*Material*
##########

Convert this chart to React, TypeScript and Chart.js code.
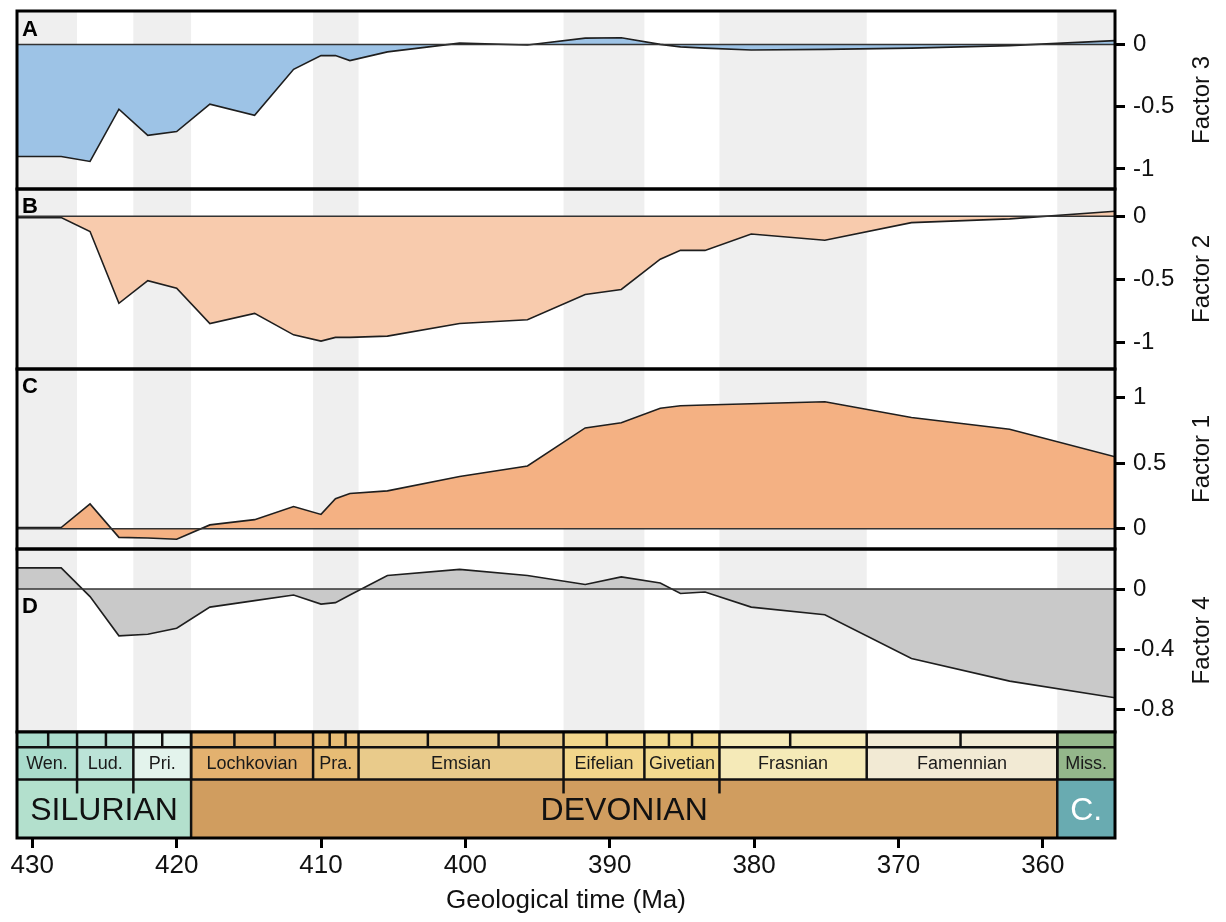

##########

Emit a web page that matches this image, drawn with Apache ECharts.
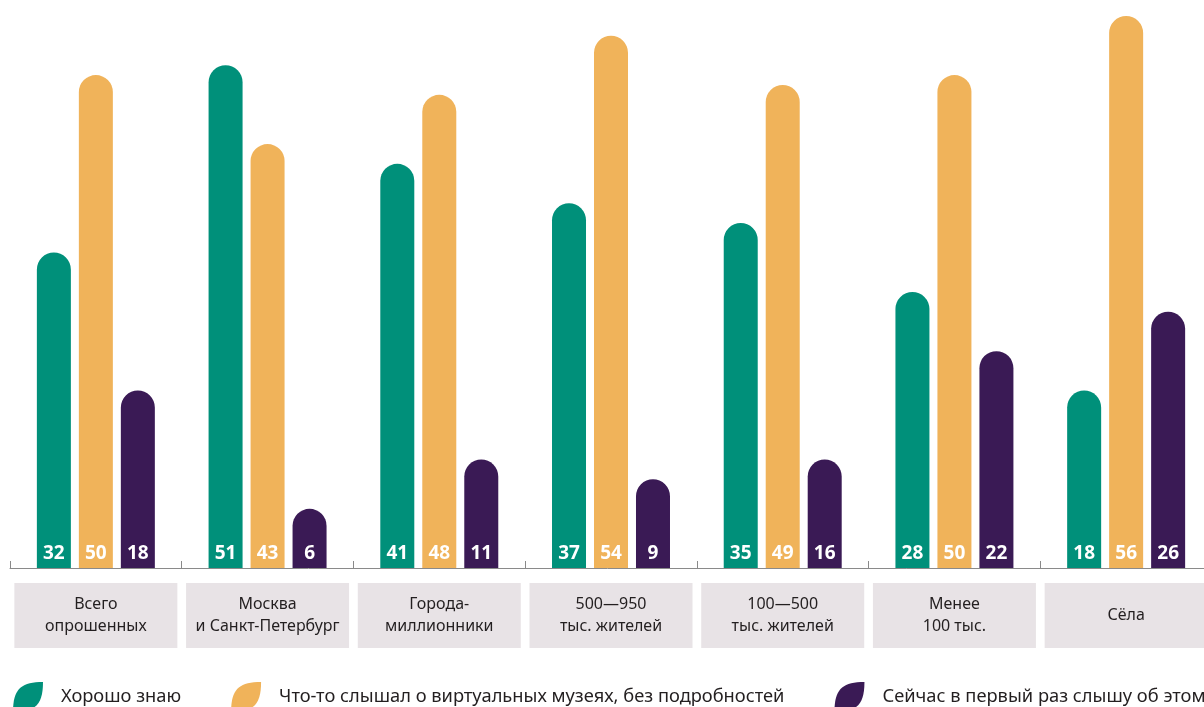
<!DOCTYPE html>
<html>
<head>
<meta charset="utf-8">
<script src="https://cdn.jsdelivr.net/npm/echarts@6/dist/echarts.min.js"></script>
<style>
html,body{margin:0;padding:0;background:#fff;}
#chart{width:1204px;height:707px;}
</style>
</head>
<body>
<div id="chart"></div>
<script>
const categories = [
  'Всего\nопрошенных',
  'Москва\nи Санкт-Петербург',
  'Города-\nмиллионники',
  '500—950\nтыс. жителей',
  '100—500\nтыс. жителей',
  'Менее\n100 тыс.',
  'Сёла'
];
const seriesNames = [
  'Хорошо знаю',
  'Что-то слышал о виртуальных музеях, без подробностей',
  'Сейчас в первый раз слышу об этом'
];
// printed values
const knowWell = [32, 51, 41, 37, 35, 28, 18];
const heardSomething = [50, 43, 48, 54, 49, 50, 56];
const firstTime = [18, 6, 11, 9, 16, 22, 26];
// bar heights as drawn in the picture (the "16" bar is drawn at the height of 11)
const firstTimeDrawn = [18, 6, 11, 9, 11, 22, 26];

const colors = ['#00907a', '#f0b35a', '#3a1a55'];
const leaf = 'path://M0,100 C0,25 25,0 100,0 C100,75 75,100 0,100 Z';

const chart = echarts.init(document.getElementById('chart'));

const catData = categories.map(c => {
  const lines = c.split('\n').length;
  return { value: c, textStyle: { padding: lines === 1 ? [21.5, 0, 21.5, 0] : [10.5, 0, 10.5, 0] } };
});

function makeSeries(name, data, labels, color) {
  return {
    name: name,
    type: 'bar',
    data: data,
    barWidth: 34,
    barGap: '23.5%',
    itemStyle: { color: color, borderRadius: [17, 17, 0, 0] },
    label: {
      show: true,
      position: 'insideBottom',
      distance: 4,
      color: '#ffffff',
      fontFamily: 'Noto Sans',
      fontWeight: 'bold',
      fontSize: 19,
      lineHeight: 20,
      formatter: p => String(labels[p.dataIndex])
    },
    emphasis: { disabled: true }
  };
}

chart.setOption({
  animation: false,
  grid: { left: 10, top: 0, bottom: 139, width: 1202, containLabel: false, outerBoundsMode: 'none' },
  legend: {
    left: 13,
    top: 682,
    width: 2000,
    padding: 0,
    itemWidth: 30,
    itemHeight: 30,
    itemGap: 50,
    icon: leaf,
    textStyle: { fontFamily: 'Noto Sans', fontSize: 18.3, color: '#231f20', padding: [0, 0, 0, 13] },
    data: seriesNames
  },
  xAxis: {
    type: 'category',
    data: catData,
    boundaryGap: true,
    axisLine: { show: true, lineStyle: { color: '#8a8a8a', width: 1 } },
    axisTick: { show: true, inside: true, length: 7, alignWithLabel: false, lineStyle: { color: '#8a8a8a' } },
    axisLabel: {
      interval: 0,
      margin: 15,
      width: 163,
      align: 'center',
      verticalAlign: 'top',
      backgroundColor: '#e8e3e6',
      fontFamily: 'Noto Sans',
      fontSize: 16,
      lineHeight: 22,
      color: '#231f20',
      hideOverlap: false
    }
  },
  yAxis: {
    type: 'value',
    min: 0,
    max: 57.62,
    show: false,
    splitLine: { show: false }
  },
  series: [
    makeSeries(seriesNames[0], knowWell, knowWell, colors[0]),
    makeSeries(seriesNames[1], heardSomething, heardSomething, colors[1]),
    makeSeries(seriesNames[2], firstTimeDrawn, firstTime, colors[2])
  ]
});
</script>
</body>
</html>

##########

*Aim of the exercise*
Report only a number: how many lines in the material above contain the string "this".

*In response*
2